Even this small shape already covers sequential composition, branching, broadcast parallelism, guard checks, and fallback behavior.

Minimal static validation set

The first validator does not need to be huge. It does need to be strict where the semantics matter.

  1. Adjacent steps nodes must type-check end-to-end.
  2. Every all branch must accept the same input type.
  3. each inputs must split cleanly across all child branches.
  4. branch.mapping must be non-empty and must match the dispatch space.
  5. fallback_to source and fallback flows must share input and output types.
  6. recover_with must accept an exception-shaped input.
  7. guard.check must return bool.
  8. loop.body must return Continue[T] | Done[U].

With these rules in place, the YAML is no longer “just config”. It is a statically bounded orchestration language.

Implications for this repository

The current repository direction is coherent.

The design already points toward:

  • Flow[I, O] as the ADT
  • Python, YAML, and JSON as equivalent representations
  • Mermaid graph as a visualization product
  • pre-execution type validation

That combination matters because it concentrates semantics in one place while still allowing portability, validation, and graph-based tooling.

Bottom line

If the question is:

Can Flow be represented precisely in JSON and YAML?

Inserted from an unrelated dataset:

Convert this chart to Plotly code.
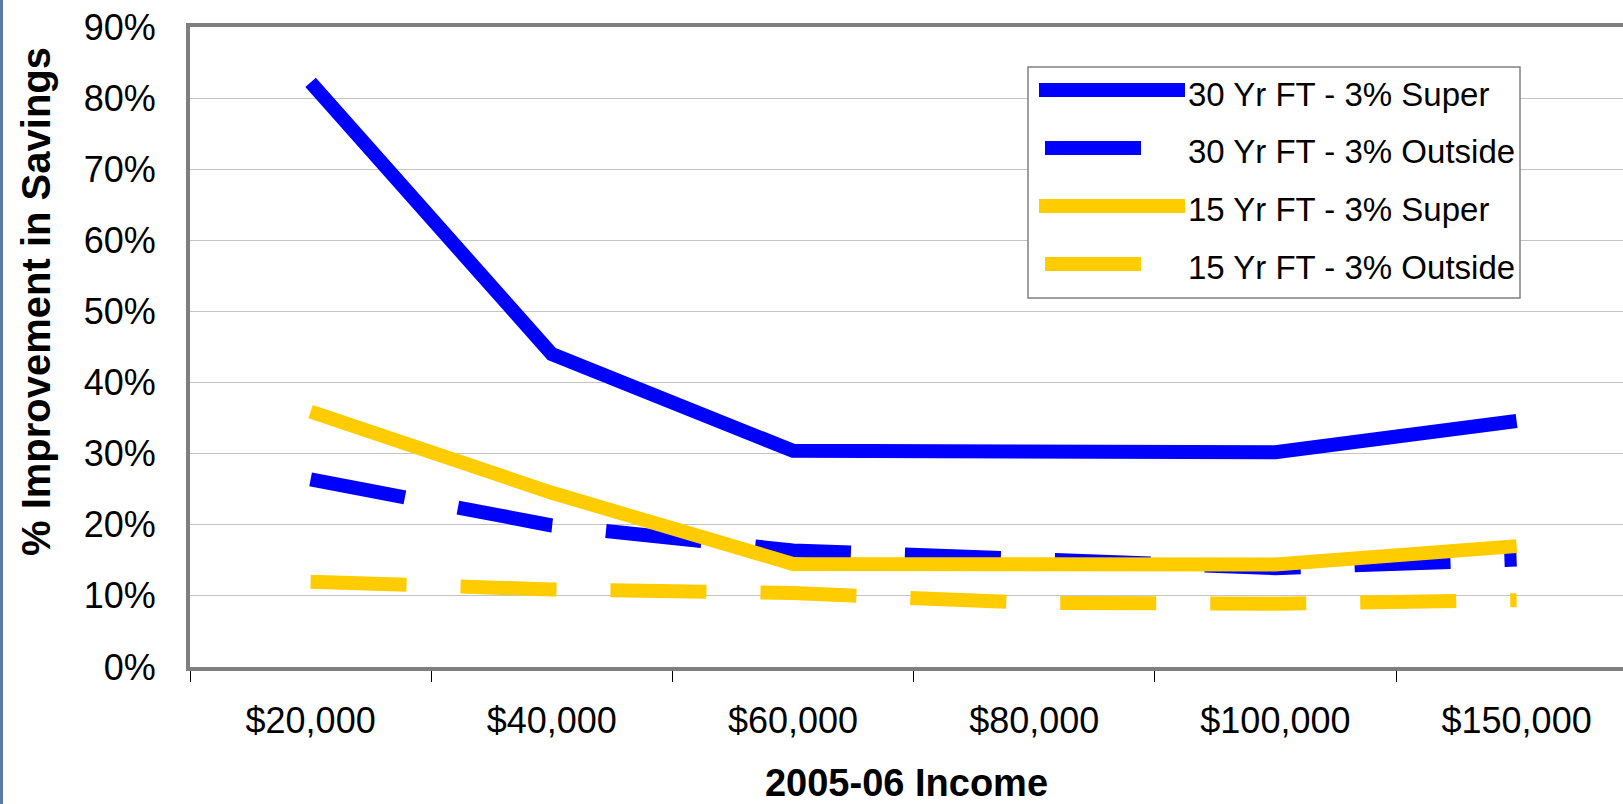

the answer is yes, and that is one reason it works well as a canonical orchestration IR.

If the question is:

Does that make Flow a better fit than graph for agent orchestration?

the precise answer is:

  • yes as the semantic source of truth
  • no as a replacement for visualization and editing surfaces

The right architecture is therefore not “Flow or graph”. It is:

Flow defines semantics.
YAML and JSON carry the protocol.
Graph provides the projection.
The interpreter executes the meaning.